What is asked:
All of the records below must be output exactly, with no pictures carried over.

Figure scripts
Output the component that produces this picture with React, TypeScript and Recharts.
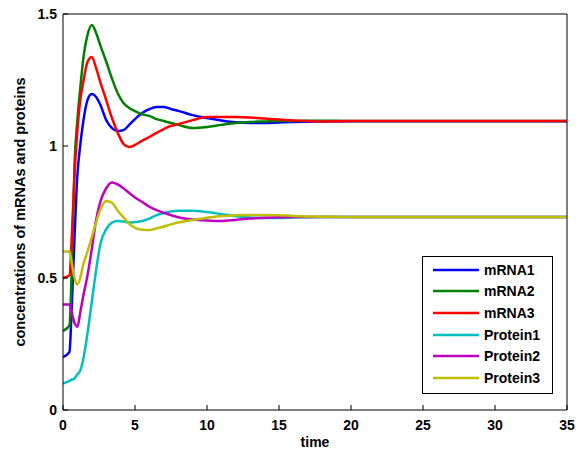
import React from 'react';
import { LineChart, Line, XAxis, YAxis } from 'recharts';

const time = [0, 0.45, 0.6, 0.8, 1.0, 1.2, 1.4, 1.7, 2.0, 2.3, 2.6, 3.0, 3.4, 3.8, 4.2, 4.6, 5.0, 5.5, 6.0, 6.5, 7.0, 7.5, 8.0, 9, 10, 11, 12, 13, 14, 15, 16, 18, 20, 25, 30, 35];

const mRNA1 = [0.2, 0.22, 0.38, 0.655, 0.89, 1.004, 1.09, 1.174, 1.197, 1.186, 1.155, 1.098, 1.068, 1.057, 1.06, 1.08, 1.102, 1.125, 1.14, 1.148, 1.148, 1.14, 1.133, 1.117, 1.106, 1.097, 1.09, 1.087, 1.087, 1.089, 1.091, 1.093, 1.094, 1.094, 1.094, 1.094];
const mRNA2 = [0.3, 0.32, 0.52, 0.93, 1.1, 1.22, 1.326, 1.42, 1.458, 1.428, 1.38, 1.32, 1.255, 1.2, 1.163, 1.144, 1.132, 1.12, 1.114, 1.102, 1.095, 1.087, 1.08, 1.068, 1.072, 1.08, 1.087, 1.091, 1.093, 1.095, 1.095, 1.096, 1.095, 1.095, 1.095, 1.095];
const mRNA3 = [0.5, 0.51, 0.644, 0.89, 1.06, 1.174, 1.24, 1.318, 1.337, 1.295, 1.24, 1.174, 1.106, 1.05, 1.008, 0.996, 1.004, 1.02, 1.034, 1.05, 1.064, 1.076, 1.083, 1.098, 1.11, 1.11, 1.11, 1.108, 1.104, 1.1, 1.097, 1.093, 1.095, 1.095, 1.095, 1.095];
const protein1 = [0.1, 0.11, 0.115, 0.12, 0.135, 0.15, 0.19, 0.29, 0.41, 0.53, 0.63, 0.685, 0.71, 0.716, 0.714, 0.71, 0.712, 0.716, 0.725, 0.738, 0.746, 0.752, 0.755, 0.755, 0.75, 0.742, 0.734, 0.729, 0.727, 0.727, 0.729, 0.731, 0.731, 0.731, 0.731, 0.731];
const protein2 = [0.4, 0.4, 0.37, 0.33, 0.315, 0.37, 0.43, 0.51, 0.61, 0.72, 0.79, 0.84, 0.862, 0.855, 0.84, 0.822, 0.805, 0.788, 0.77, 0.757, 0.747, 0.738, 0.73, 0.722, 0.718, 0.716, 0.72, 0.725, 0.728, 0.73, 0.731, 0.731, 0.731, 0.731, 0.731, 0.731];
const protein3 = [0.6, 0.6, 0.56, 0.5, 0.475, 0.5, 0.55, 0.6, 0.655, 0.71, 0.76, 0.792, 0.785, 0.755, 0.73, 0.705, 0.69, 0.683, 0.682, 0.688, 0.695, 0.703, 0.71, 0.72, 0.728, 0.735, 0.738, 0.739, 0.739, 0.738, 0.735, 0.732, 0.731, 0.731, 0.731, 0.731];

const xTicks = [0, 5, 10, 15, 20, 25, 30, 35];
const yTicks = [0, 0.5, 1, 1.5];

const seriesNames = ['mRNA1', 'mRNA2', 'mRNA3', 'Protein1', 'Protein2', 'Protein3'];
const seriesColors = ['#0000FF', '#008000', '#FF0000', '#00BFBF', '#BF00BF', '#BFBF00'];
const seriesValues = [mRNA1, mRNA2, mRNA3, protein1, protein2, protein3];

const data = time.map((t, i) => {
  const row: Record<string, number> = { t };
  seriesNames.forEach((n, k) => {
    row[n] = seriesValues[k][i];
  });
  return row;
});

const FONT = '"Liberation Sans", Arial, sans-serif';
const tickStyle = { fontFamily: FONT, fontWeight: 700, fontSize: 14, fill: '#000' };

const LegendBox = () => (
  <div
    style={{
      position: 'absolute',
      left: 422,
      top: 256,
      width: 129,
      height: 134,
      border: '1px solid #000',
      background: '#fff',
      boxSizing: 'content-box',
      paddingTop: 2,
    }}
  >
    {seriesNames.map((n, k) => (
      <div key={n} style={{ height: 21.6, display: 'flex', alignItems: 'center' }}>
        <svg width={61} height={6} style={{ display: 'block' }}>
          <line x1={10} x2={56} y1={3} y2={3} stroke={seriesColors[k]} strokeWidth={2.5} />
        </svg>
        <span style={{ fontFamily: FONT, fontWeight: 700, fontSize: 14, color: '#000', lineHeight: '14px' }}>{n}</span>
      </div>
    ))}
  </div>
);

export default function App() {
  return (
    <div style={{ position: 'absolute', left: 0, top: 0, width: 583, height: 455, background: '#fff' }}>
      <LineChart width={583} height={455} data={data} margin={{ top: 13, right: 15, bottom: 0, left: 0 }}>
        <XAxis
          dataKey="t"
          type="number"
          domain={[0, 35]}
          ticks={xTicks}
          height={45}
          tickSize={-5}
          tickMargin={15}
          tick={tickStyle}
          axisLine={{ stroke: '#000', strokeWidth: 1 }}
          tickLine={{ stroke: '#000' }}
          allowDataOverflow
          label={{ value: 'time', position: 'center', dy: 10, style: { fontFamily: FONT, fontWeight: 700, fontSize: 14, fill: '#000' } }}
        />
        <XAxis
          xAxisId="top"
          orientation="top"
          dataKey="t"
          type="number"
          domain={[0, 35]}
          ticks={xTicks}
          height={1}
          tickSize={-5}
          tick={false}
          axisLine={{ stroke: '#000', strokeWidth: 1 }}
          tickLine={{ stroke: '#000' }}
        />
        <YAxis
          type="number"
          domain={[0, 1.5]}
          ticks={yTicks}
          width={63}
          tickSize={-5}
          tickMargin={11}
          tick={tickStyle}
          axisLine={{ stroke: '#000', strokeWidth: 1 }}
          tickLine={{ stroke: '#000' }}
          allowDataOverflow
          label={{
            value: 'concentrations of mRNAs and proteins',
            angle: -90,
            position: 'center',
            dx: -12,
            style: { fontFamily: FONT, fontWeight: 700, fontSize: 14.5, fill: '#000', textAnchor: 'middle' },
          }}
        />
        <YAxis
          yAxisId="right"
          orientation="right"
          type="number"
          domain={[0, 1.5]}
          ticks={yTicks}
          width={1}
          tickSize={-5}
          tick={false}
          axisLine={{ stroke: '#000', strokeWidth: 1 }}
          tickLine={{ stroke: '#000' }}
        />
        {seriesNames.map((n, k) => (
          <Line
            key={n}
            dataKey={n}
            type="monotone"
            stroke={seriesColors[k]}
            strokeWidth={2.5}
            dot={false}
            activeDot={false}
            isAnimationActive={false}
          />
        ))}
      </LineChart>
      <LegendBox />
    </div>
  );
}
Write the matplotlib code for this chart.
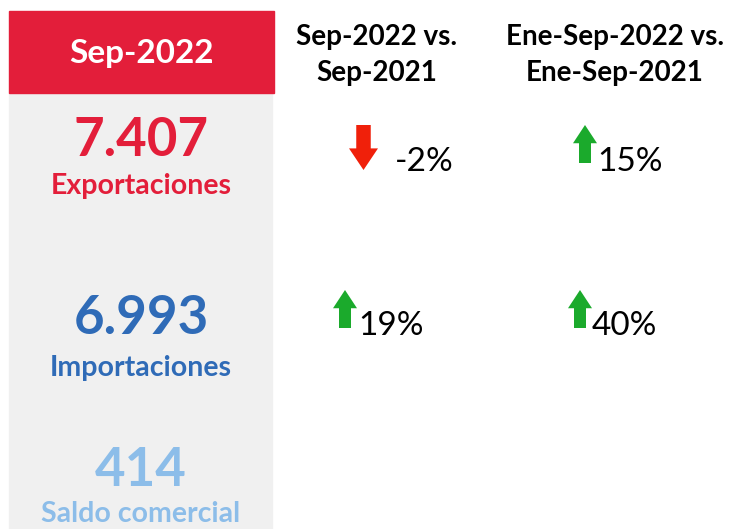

Result of this exercise:
Output the component that produces this picture with React, TypeScript and Recharts.
import React from 'react';
import { LineChart, Line, XAxis, YAxis } from 'recharts';

const time = [0, 0.45, 0.6, 0.8, 1.0, 1.2, 1.4, 1.7, 2.0, 2.3, 2.6, 3.0, 3.4, 3.8, 4.2, 4.6, 5.0, 5.5, 6.0, 6.5, 7.0, 7.5, 8.0, 9, 10, 11, 12, 13, 14, 15, 16, 18, 20, 25, 30, 35];

const mRNA1 = [0.2, 0.22, 0.38, 0.655, 0.89, 1.004, 1.09, 1.174, 1.197, 1.186, 1.155, 1.098, 1.068, 1.057, 1.06, 1.08, 1.102, 1.125, 1.14, 1.148, 1.148, 1.14, 1.133, 1.117, 1.106, 1.097, 1.09, 1.087, 1.087, 1.089, 1.091, 1.093, 1.094, 1.094, 1.094, 1.094];
const mRNA2 = [0.3, 0.32, 0.52, 0.93, 1.1, 1.22, 1.326, 1.42, 1.458, 1.428, 1.38, 1.32, 1.255, 1.2, 1.163, 1.144, 1.132, 1.12, 1.114, 1.102, 1.095, 1.087, 1.08, 1.068, 1.072, 1.08, 1.087, 1.091, 1.093, 1.095, 1.095, 1.096, 1.095, 1.095, 1.095, 1.095];
const mRNA3 = [0.5, 0.51, 0.644, 0.89, 1.06, 1.174, 1.24, 1.318, 1.337, 1.295, 1.24, 1.174, 1.106, 1.05, 1.008, 0.996, 1.004, 1.02, 1.034, 1.05, 1.064, 1.076, 1.083, 1.098, 1.11, 1.11, 1.11, 1.108, 1.104, 1.1, 1.097, 1.093, 1.095, 1.095, 1.095, 1.095];
const protein1 = [0.1, 0.11, 0.115, 0.12, 0.135, 0.15, 0.19, 0.29, 0.41, 0.53, 0.63, 0.685, 0.71, 0.716, 0.714, 0.71, 0.712, 0.716, 0.725, 0.738, 0.746, 0.752, 0.755, 0.755, 0.75, 0.742, 0.734, 0.729, 0.727, 0.727, 0.729, 0.731, 0.731, 0.731, 0.731, 0.731];
const protein2 = [0.4, 0.4, 0.37, 0.33, 0.315, 0.37, 0.43, 0.51, 0.61, 0.72, 0.79, 0.84, 0.862, 0.855, 0.84, 0.822, 0.805, 0.788, 0.77, 0.757, 0.747, 0.738, 0.73, 0.722, 0.718, 0.716, 0.72, 0.725, 0.728, 0.73, 0.731, 0.731, 0.731, 0.731, 0.731, 0.731];
const protein3 = [0.6, 0.6, 0.56, 0.5, 0.475, 0.5, 0.55, 0.6, 0.655, 0.71, 0.76, 0.792, 0.785, 0.755, 0.73, 0.705, 0.69, 0.683, 0.682, 0.688, 0.695, 0.703, 0.71, 0.72, 0.728, 0.735, 0.738, 0.739, 0.739, 0.738, 0.735, 0.732, 0.731, 0.731, 0.731, 0.731];

const xTicks = [0, 5, 10, 15, 20, 25, 30, 35];
const yTicks = [0, 0.5, 1, 1.5];

const seriesNames = ['mRNA1', 'mRNA2', 'mRNA3', 'Protein1', 'Protein2', 'Protein3'];
const seriesColors = ['#0000FF', '#008000', '#FF0000', '#00BFBF', '#BF00BF', '#BFBF00'];
const seriesValues = [mRNA1, mRNA2, mRNA3, protein1, protein2, protein3];

const data = time.map((t, i) => {
  const row: Record<string, number> = { t };
  seriesNames.forEach((n, k) => {
    row[n] = seriesValues[k][i];
  });
  return row;
});

const FONT = '"Liberation Sans", Arial, sans-serif';
const tickStyle = { fontFamily: FONT, fontWeight: 700, fontSize: 14, fill: '#000' };

const LegendBox = () => (
  <div
    style={{
      position: 'absolute',
      left: 422,
      top: 256,
      width: 129,
      height: 134,
      border: '1px solid #000',
      background: '#fff',
      boxSizing: 'content-box',
      paddingTop: 2,
    }}
  >
    {seriesNames.map((n, k) => (
      <div key={n} style={{ height: 21.6, display: 'flex', alignItems: 'center' }}>
        <svg width={61} height={6} style={{ display: 'block' }}>
          <line x1={10} x2={56} y1={3} y2={3} stroke={seriesColors[k]} strokeWidth={2.5} />
        </svg>
        <span style={{ fontFamily: FONT, fontWeight: 700, fontSize: 14, color: '#000', lineHeight: '14px' }}>{n}</span>
      </div>
    ))}
  </div>
);

export default function App() {
  return (
    <div style={{ position: 'absolute', left: 0, top: 0, width: 583, height: 455, background: '#fff' }}>
      <LineChart width={583} height={455} data={data} margin={{ top: 13, right: 15, bottom: 0, left: 0 }}>
        <XAxis
          dataKey="t"
          type="number"
          domain={[0, 35]}
          ticks={xTicks}
          height={45}
          tickSize={-5}
          tickMargin={15}
          tick={tickStyle}
          axisLine={{ stroke: '#000', strokeWidth: 1 }}
          tickLine={{ stroke: '#000' }}
          allowDataOverflow
          label={{ value: 'time', position: 'center', dy: 10, style: { fontFamily: FONT, fontWeight: 700, fontSize: 14, fill: '#000' } }}
        />
        <XAxis
          xAxisId="top"
          orientation="top"
          dataKey="t"
          type="number"
          domain={[0, 35]}
          ticks={xTicks}
          height={1}
          tickSize={-5}
          tick={false}
          axisLine={{ stroke: '#000', strokeWidth: 1 }}
          tickLine={{ stroke: '#000' }}
        />
        <YAxis
          type="number"
          domain={[0, 1.5]}
          ticks={yTicks}
          width={63}
          tickSize={-5}
          tickMargin={11}
          tick={tickStyle}
          axisLine={{ stroke: '#000', strokeWidth: 1 }}
          tickLine={{ stroke: '#000' }}
          allowDataOverflow
          label={{
            value: 'concentrations of mRNAs and proteins',
            angle: -90,
            position: 'center',
            dx: -12,
            style: { fontFamily: FONT, fontWeight: 700, fontSize: 14.5, fill: '#000', textAnchor: 'middle' },
          }}
        />
        <YAxis
          yAxisId="right"
          orientation="right"
          type="number"
          domain={[0, 1.5]}
          ticks={yTicks}
          width={1}
          tickSize={-5}
          tick={false}
          axisLine={{ stroke: '#000', strokeWidth: 1 }}
          tickLine={{ stroke: '#000' }}
        />
        {seriesNames.map((n, k) => (
          <Line
            key={n}
            dataKey={n}
            type="monotone"
            stroke={seriesColors[k]}
            strokeWidth={2.5}
            dot={false}
            activeDot={false}
            isAnimationActive={false}
          />
        ))}
      </LineChart>
      <LegendBox />
    </div>
  );
}
Write the matplotlib code for this chart.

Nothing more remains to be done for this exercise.